How Effective is ADHD?
Attention Deficit Hyperactivity Disorder (ADHD) is a mental health disorder that causes hyperactive and impulsive behaviors in children. Symptoms of ADHD include self-focused behavior, interrupting, trouble waiting their turn, emotional turmoil, fidgeting, problems playing quietly, unfinished tasks, lack of focus, avoidance of tasks needing extended mental effort, mistakes, daydreaming, disorganization, and forgetfulness. The American Psychiatric Association (APA) has grouped the condition into three categories to diagnose more accurately: Predominantly Inattentive, Predominantly Hyperactive-Impulsive, and Combined Hyperactive-Impulsive and Inattentive.

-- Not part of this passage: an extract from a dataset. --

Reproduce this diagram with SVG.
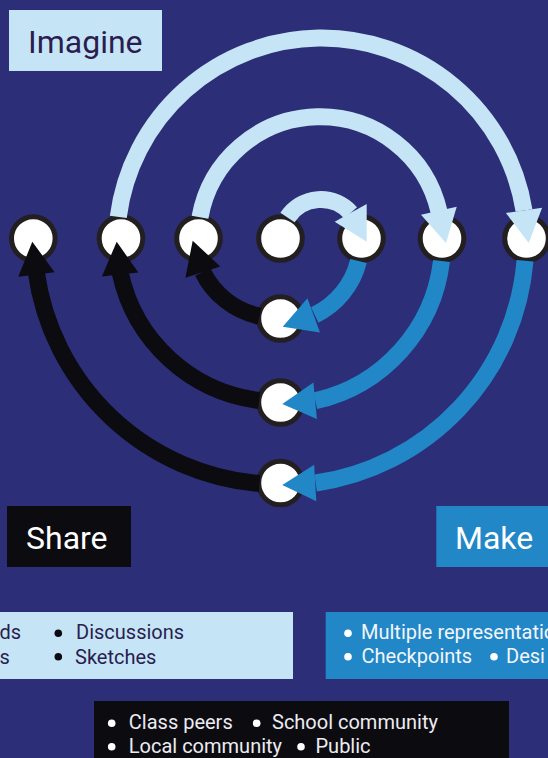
<svg xmlns="http://www.w3.org/2000/svg" xmlns:xlink="http://www.w3.org/1999/xlink" width="548" height="758" viewBox="0 0 548 758">
<style>
.bg{fill:#2c2e78}
.node circle{fill:#ffffff;stroke:#231f20;stroke-width:5}
.sh{fill:none;stroke-width:17;stroke-linecap:butt}
.lb{stroke:#c5e5f7}
.bl{stroke:#2187c7}
.bk{stroke:#0c0b10}
.ahlb{fill:#c5e5f7}
.ahbl{fill:#2187c7}
.ahbk{fill:#0c0b10}
.hd{font-family:Roboto,"Liberation Sans",sans-serif;font-size:32px}
.it{font-family:Roboto,"Liberation Sans",sans-serif;font-size:20px}
</style>
<defs>
<path id="ah" d="M0,0 L-33,-18.3 L-33,18.3 Z"/>
</defs>
<rect class="bg" x="0" y="0" width="548" height="758"/>

<g id="nodes">
<g id="n1" class="node"><circle cx="33.3" cy="238.5" r="21.8"/></g>
<g id="n2" class="node"><circle cx="121" cy="238.5" r="21.8"/></g>
<g id="n3" class="node"><circle cx="198.5" cy="238.5" r="21.8"/></g>
<g id="n4" class="node"><circle cx="280.5" cy="238.5" r="21.8"/></g>
<g id="n5" class="node"><circle cx="361.5" cy="238.5" r="21.8"/></g>
<g id="n6" class="node"><circle cx="442" cy="238.5" r="21.8"/></g>
<g id="n7" class="node"><circle cx="526.5" cy="238.5" r="21.8"/></g>
<g id="n8" class="node"><circle cx="280.5" cy="318.5" r="21.8"/></g>
<g id="n9" class="node"><circle cx="280.5" cy="402.5" r="21.8"/></g>
<g id="n10" class="node"><circle cx="280.5" cy="483" r="21.8"/></g>
</g>

<g id="connectors">
<path class="sh lb" d="M287.5,217.5 A40,40 0 0 1 350.7,212.8"/>
<path class="sh lb" d="M200,217.2 A122,122 0 0 1 439,211.5"/>
<path class="sh lb" d="M118.3,216.8 A205,205 0 0 1 524,210.5"/>
<path class="sh bl" d="M358.5,261 A81.5,81.5 0 0 1 314.7,315"/>
<path class="sh bl" d="M441.5,261 A163,163 0 0 1 315.3,400.8"/>
<path class="sh bl" d="M525,260.8 A245,245 0 0 1 315.7,483"/>
<path class="sh bk" d="M259.5,316.3 A84,80 0 0 1 202.8,272"/>
<path class="sh bk" d="M259.1,400.5 A163,163 0 0 1 120.3,273.3"/>
<path class="sh bk" d="M259.5,483.5 A246,246 0 0 1 36.3,272.5"/>
<use xlink:href="#ah" class="ahlb" transform="translate(366.7,241.7) rotate(61)"/>
<use xlink:href="#ah" class="ahlb" transform="translate(446,243) rotate(77.5)"/>
<use xlink:href="#ah" class="ahlb" transform="translate(528.7,243) rotate(81.8)"/>
<use xlink:href="#ah" class="ahbl" transform="translate(282.7,326.7) rotate(160)"/>
<use xlink:href="#ah" class="ahbl" transform="translate(282.3,404) rotate(174.5)"/>
<use xlink:href="#ah" class="ahbl" transform="translate(282.3,485) rotate(176.6)"/>
<use xlink:href="#ah" class="ahbk" transform="translate(192.7,240.7) rotate(-107.9)"/>
<use xlink:href="#ah" class="ahbk" transform="translate(116.7,241.7) rotate(-96)"/>
<use xlink:href="#ah" class="ahbk" transform="translate(32.3,241.7) rotate(-97.2)"/>
</g>

<g id="imagine">
<rect x="9" y="10" width="153" height="61" fill="#c5e5f7"/>
<text class="hd" x="28" y="52.5" fill="#2b1d4f">Imagine</text>
</g>
<g id="share">
<rect x="7" y="506" width="124" height="61" fill="#0c0b10"/>
<text class="hd" x="26" y="548.5" fill="#ffffff">Share</text>
</g>
<g id="make">
<rect x="436.3" y="506" width="111.7" height="61" fill="#2187c7"/>
<text class="hd" x="455" y="548.5" fill="#ffffff">Make</text>
</g>

<g id="imagine-list">
<rect x="0" y="612" width="293" height="67" fill="#c5e5f7"/>
<g fill="#0c0b10">
<circle cx="58.3" cy="633.3" r="3.8"/>
<circle cx="58.3" cy="656.7" r="3.8"/>
</g>
<g class="it" fill="#2b1d4f">
<text x="21" y="639.3" text-anchor="end">ds</text>
<text x="9.8" y="664" text-anchor="end">s</text>
<text x="76" y="639.3">Discussions</text>
<text x="75" y="664">Sketches</text>
</g>
</g>

<g id="make-list">
<rect x="325.7" y="612" width="222.3" height="67" fill="#2187c7"/>
<g fill="#ffffff">
<circle cx="348" cy="633.3" r="3.8"/>
<circle cx="348" cy="656.7" r="3.8"/>
<circle cx="494" cy="656.7" r="3.8"/>
</g>
<g class="it" fill="#f2f6fb">
<text x="361" y="639.3">Multiple representatio</text>
<text x="361.5" y="663.3">Checkpoints</text>
<text x="506" y="663.3">Desi</text>
</g>
</g>

<g id="share-list">
<rect x="94" y="701" width="415" height="57" fill="#0c0b10"/>
<g fill="#ffffff">
<circle cx="111.7" cy="723.3" r="3.8"/>
<circle cx="111.7" cy="746.7" r="3.8"/>
<circle cx="256.7" cy="723.3" r="3.8"/>
<circle cx="301" cy="746.7" r="3.8"/>
</g>
<g class="it" fill="#ececf2">
<text x="128.8" y="729.3">Class peers</text>
<text x="128.8" y="753.3">Local community</text>
<text x="272" y="729.3">School community</text>
<text x="315.5" y="753.3">Public</text>
</g>
</g>
</svg>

ADHD is one of the most common childhood neurodevelopmental disorders, affecting 11% of the US population. If left untreated, it can lead to injuries, premature death, or obesity. Adults with ADHD are also more likely to become dependent on nicotine, alcohol, marijuana, cocaine, or other drugs.
The most common treatments for ADHD are medications and talk therapy. Five types of medication are used to treat ADHD: Methylphenidate, Dexamfetamine, Lisdexamfetamine, Atomoxetine, and Guanfacine. These medications can help children concentrate, be less impulsive, feel calmer, learn, and practice new skills. Talk therapy helps to build awareness and understanding of the disorder and enables children to learn alternative ways to cope with their day-to-day life activities.
It is important to note that the type of ADHD can change over time and so can the treatments. ADHD is not caused by too much screen time, poor parenting, or overeating sweets; it is a mental disorder that can be treated like many others if diagnosed in the early stages.